» **Task data**:
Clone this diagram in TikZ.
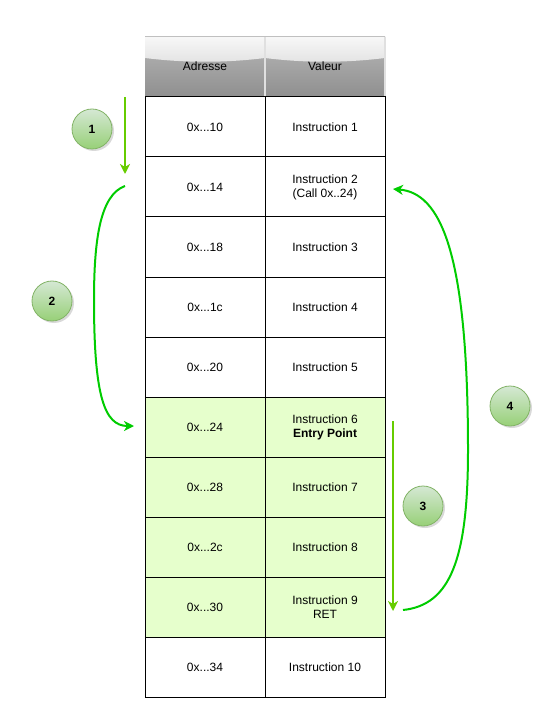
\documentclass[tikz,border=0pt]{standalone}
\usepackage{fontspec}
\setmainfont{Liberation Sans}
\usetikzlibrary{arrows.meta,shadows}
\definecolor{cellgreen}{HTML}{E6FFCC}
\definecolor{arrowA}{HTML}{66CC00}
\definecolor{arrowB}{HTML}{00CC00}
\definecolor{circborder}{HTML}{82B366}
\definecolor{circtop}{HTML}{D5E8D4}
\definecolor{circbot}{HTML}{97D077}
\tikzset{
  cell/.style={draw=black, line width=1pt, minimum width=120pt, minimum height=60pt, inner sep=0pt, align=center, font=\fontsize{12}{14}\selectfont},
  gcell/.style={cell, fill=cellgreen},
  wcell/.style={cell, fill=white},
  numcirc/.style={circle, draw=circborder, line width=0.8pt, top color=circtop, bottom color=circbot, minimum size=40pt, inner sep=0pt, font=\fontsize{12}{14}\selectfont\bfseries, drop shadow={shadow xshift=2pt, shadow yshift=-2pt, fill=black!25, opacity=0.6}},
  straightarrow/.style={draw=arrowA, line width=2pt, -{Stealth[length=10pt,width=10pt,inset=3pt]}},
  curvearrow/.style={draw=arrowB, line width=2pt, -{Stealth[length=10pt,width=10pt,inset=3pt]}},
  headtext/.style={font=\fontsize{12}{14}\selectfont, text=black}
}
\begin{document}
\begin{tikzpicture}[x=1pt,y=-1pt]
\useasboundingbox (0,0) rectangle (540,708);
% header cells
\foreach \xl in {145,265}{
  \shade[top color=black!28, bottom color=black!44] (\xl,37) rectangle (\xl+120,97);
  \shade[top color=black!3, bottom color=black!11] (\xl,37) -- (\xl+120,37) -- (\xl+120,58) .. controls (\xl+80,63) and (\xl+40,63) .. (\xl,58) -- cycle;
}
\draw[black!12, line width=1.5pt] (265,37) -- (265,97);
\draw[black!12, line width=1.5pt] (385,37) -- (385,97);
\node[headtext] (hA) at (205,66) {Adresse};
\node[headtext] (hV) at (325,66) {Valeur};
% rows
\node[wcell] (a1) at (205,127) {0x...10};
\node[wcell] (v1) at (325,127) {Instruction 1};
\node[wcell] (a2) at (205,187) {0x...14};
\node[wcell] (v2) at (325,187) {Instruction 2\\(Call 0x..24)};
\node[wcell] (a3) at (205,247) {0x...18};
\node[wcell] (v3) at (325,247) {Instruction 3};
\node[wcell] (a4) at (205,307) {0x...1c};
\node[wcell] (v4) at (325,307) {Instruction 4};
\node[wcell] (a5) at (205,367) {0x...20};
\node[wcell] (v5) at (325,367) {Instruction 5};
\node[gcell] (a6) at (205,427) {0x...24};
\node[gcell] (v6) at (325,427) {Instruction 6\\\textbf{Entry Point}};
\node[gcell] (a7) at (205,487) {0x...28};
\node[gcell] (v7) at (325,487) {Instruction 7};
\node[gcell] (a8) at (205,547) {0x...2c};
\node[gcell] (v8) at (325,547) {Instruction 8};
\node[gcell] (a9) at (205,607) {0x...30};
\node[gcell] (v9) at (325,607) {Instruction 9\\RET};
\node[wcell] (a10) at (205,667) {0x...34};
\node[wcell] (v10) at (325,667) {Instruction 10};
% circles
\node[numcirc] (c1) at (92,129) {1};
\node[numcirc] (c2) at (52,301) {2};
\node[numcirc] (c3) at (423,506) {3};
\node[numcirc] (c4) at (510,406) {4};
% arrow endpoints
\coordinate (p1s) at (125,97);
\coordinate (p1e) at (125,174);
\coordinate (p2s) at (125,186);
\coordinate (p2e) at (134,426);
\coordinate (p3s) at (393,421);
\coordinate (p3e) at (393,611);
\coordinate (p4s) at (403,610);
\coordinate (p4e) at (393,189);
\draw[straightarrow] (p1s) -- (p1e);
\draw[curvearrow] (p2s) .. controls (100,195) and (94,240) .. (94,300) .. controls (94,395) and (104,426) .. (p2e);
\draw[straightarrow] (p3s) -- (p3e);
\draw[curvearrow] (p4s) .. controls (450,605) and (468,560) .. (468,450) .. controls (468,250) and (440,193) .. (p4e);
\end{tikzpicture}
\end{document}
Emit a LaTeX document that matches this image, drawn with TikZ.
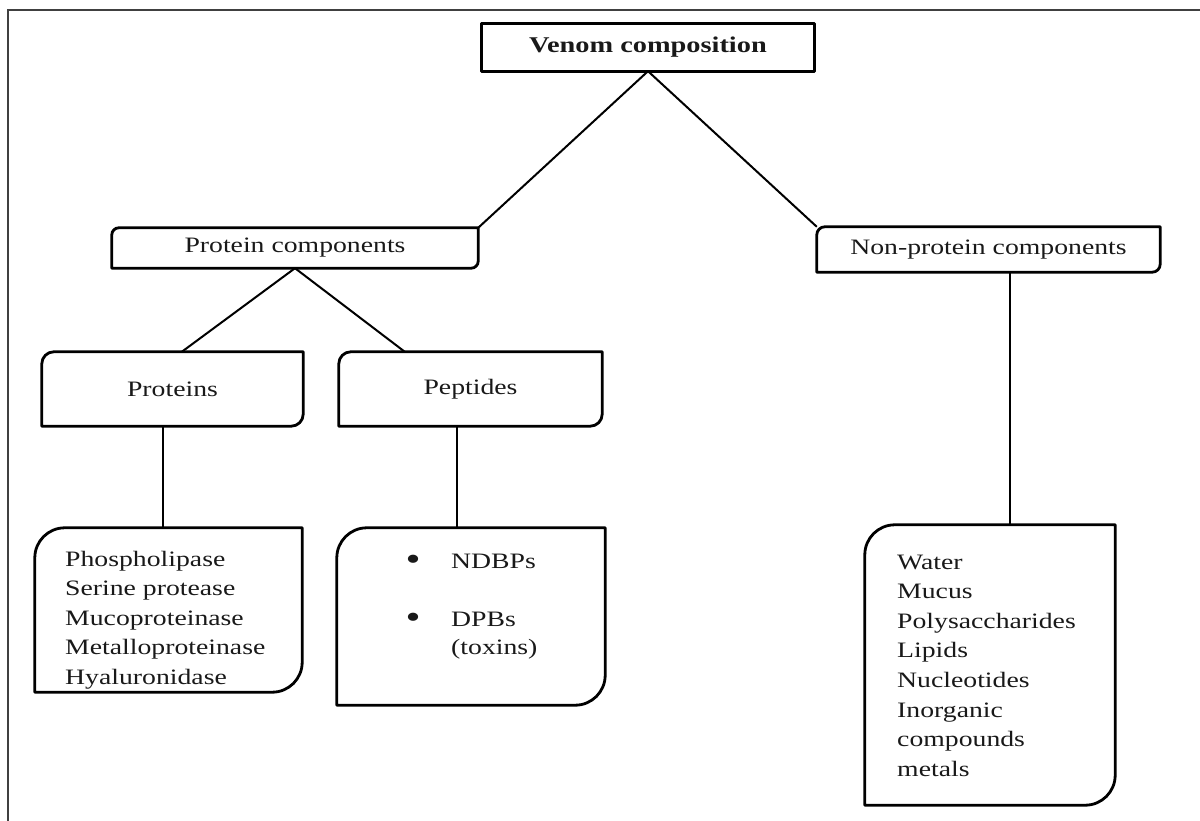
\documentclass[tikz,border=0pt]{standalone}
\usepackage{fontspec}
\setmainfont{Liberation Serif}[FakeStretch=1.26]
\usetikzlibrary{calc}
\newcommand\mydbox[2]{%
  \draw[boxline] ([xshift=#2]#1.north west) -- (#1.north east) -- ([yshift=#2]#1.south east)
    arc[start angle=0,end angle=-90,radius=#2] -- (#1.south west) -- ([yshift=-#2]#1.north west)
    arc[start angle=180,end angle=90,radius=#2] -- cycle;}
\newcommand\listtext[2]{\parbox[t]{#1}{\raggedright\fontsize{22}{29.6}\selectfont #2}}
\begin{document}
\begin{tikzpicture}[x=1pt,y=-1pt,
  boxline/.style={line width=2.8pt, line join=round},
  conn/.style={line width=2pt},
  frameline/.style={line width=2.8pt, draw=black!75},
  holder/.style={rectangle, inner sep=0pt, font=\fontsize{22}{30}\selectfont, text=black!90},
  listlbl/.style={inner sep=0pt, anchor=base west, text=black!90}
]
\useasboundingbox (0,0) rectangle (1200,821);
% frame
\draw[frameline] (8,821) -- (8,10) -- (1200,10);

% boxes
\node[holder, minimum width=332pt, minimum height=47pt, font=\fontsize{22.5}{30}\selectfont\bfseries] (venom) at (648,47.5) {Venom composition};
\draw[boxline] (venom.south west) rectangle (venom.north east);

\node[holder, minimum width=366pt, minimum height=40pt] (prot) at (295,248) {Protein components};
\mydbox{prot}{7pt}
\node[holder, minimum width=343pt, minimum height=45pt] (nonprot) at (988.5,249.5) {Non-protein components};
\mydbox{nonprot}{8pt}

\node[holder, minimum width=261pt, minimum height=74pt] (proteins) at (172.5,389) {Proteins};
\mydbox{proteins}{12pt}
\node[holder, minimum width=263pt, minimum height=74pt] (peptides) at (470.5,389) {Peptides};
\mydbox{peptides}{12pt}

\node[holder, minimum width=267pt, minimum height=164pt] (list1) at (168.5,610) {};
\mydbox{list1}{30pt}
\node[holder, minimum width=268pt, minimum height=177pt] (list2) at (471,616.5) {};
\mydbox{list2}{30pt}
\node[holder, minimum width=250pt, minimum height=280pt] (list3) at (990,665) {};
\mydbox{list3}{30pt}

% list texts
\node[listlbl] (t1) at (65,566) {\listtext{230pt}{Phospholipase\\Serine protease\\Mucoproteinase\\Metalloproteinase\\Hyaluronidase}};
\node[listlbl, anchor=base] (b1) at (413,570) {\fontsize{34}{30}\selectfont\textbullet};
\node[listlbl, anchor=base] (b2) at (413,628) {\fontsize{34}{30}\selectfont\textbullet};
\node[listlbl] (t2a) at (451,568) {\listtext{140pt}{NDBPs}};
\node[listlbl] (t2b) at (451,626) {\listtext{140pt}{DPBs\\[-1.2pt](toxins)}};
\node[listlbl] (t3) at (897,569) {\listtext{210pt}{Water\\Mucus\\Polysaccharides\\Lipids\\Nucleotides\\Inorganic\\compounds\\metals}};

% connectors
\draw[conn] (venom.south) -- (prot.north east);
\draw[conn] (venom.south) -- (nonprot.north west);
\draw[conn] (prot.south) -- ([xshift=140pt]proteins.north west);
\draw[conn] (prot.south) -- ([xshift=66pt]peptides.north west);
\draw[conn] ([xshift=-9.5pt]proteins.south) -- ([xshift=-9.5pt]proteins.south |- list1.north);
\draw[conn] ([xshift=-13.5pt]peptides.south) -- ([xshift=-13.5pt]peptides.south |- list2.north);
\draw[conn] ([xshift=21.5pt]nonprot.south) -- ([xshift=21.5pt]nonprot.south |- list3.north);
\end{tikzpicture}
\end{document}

» **Task to carry out**:
Search the data above for lines holding "this" and copy each of them.

» **Exercise answer**:
Clone this diagram in TikZ.
Emit a LaTeX document that matches this image, drawn with TikZ.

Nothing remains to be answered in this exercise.